By Amy Hubbard
10:45 AM EST, February 18, 2014
A flight attendant remained hospitalized Tuesday after a United Airlines flight experienced turbulence so severe that passengers, including a baby, were tossed about the cabin.
Flight 1676 from Denver dropped suddenly and "hard" as it began its descent into Billings, Mont., passenger Joe Frank told the Denver Post. He said a parent lost hold of a baby, who landed in a nearby seat, appearing unharmed.
There were screams as the plane dropped sharply, passenger Bill Dahlin told Billings' KTVQ-TV. He said a woman's head struck the ceiling so hard it cracked a panel.

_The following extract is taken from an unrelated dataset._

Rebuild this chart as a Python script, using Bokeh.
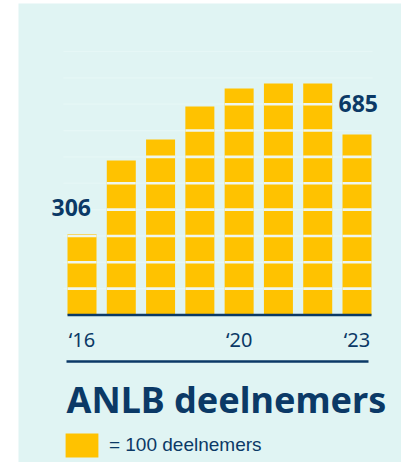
from bokeh.plotting import figure
from bokeh.models import Range1d, Legend, LegendItem
from bokeh.core.properties import value
from bokeh.embed import file_html
from bokeh.resources import INLINE

# ---------------- data ----------------
years = [2016, 2017, 2018, 2019, 2020, 2021, 2022, 2023]
participants = [306, 586, 666, 791, 860, 879, 879, 685]
tick_years = [2016, 2020, 2023]
tick_labels = ["\u201816", "\u201820", "\u201823"]
label_years = [2016, 2023]
block_unit = 100
grid_values = [100, 200, 300, 400, 500, 600, 700, 800, 900, 1000]
title_text = "ANLB deelnemers"
legend_text = "= 100 deelnemers"

# ---------------- style ----------------
BG = "#e0f4f3"
YELLOW = "#ffc200"
NAVY = "#0b3966"
SEP = "#eef6ef"
GRID = "#e6f7f6"

# pixel geometry helpers (layout only; canvas px)
PX_PER_YEAR = 39.286
PX_PER_UNIT = 0.2635
X_REF_PX, Y_BASE_PX = 81.5, 314.5
PANEL_LEFT, PANEL_TOP = 18, 3
W, H = 401, 462


def xd(px):
    return years[0] + (px - X_REF_PX) / PX_PER_YEAR


def yd(py):
    return (Y_BASE_PX - py) / PX_PER_UNIT


x_range = Range1d(xd(PANEL_LEFT), xd(W))
y_range = Range1d(yd(H), yd(PANEL_TOP))

p = figure(width=W, height=H, output_backend="svg", toolbar_location=None,
           x_range=x_range, y_range=y_range,
           x_axis_type=None, y_axis_type=None,
           min_border_left=PANEL_LEFT, min_border_right=0,
           min_border_top=PANEL_TOP, min_border_bottom=0,
           background_fill_color=BG, border_fill_color="white",
           outline_line_color=None)
p.grid.visible = False

bar_w = 29 / PX_PER_YEAR

# faint grid lines
p.segment(x0=[years[0] - bar_w / 2 - 4 / PX_PER_YEAR] * len(grid_values),
          x1=[years[-1] + bar_w / 2 + 1 / PX_PER_YEAR] * len(grid_values),
          y0=grid_values, y1=grid_values, line_color=GRID, line_width=1.2)

# bars
bars = p.vbar(x=years, top=participants, bottom=0, width=bar_w,
              fill_color=YELLOW, line_color=None)

# block separators every 100
sx0, sx1, sy = [], [], []
for yr, v in zip(years, participants):
    k = block_unit
    while k < v:
        sx0.append(yr - bar_w / 2)
        sx1.append(yr + bar_w / 2)
        sy.append(k)
        k += block_unit
p.segment(x0=sx0, x1=sx1, y0=sy, y1=sy, line_color=SEP, line_width=2.6)

# baseline
p.segment(x0=[years[0] - bar_w / 2], x1=[years[-1] + bar_w / 2], y0=[0], y1=[0],
          line_color=NAVY, line_width=2.6)

# x tick labels
p.text(x=tick_years, y=[yd(347.3 - 8.5)] * len(tick_years), text=tick_labels,
       text_font=value("Noto Sans"), text_font_size="20px",
       text_color=NAVY, text_align="center", text_baseline="alphabetic")

# rule under tick labels
p.segment(x0=[xd(66)], x1=[xd(368)], y0=[yd(361)], y1=[yd(361)],
          line_color=NAVY, line_width=2.6)

# value labels
label_vals = [participants[years.index(y)] for y in label_years]
p.text(x=[xd(51), xd(338)], y=[yd(215 - 8.5), yd(111.7 - 8.5)],
       text=[str(v) for v in label_vals],
       text_font=value("Noto Sans"), text_font_size="23px", text_font_style="bold",
       text_color=NAVY, text_align="left", text_baseline="alphabetic")

# title
p.text(x=[xd(66)], y=[yd(412 - 13)], text=[title_text],
       text_font=value("Noto Sans"), text_font_size="36px", text_font_style="bold",
       text_color=NAVY, text_align="left", text_baseline="alphabetic")

# legend (location measured from frame bottom-left)
legend = Legend(items=[LegendItem(label=legend_text, renderers=[bars])],
                location=(65 - 4.1 - PANEL_LEFT, H - 460), orientation="vertical",
                glyph_width=41, glyph_height=30, label_standoff=7,
                padding=0, margin=0, spacing=0,
                background_fill_alpha=0, border_line_color=None,
                label_text_font="Liberation Sans", label_text_font_size="19px",
                label_text_color=NAVY)
p.add_layout(legend)

open("out.html", "w").write(file_html(p, INLINE))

Five people were hospitalized following the incident, including three crew members and two passengers. One flight attendant remained hospitalized in intensive care Tuesday morning, KNX-AM in Los Angeles reported.
According to the FAA, each year 58 people aboard U.S. flights are injured in turbulence while not wearing their seat belts. It's unclear whether the seat belt sign had been illuminated on Flight 1676 at the time of the accident. L.A. Times' calls to United were not immediately returned early Tuesday morning.
The leading cause of injuries on flights in nonfatal accidents is in-flight turbulence. From 1980 through 2008, U.S. airlines had 234 accidents due to turbulence, with a toll of three fatalities and 298 serious injuries.